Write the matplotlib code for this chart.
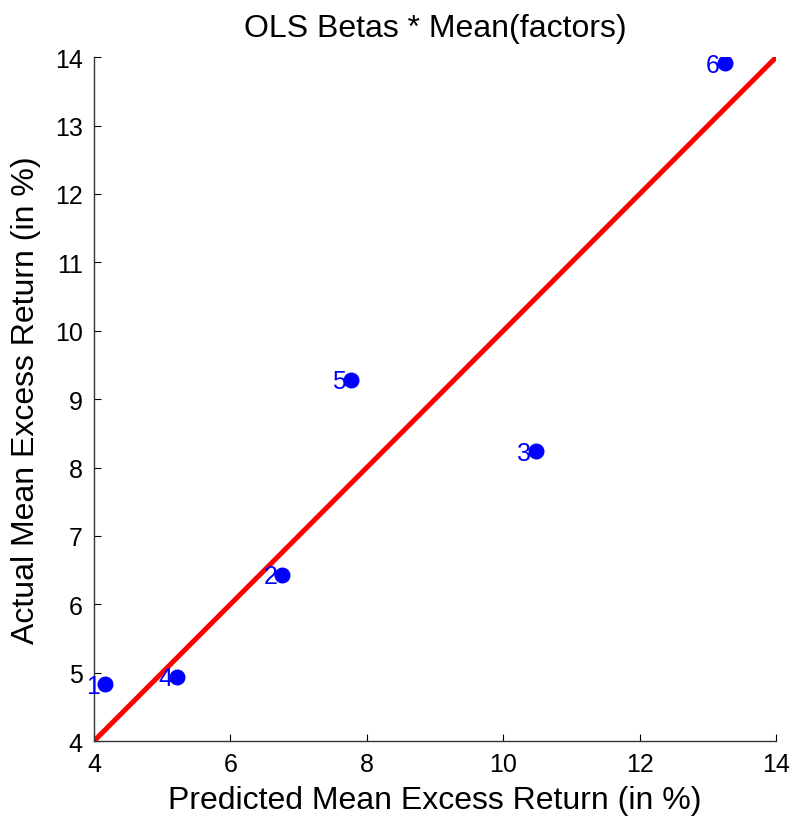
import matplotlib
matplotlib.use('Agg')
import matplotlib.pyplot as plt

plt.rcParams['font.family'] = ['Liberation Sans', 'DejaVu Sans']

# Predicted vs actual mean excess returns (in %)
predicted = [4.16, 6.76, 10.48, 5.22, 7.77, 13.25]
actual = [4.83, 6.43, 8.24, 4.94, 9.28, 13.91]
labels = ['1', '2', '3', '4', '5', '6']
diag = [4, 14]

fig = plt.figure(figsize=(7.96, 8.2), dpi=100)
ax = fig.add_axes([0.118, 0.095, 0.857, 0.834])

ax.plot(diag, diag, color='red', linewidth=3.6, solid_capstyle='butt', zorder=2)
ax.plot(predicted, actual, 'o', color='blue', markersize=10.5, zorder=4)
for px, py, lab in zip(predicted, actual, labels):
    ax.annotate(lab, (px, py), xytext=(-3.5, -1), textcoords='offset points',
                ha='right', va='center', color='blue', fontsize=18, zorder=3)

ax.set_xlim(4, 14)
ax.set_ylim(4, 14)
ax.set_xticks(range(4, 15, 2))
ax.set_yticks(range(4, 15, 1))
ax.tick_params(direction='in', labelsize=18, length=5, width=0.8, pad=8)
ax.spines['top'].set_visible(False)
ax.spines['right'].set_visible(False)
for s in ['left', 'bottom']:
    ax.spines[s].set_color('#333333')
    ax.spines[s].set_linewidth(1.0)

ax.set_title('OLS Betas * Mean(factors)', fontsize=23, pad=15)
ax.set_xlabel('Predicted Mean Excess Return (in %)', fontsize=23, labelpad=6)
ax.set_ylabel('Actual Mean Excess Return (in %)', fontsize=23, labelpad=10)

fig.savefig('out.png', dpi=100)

* * * * * * * * *

#### What this task involves:
Return each line of the data that contains the string "matplotlib".

#### Exercise solution:
Write the matplotlib code for this chart.
import matplotlib
matplotlib.use('Agg')
import matplotlib.pyplot as plt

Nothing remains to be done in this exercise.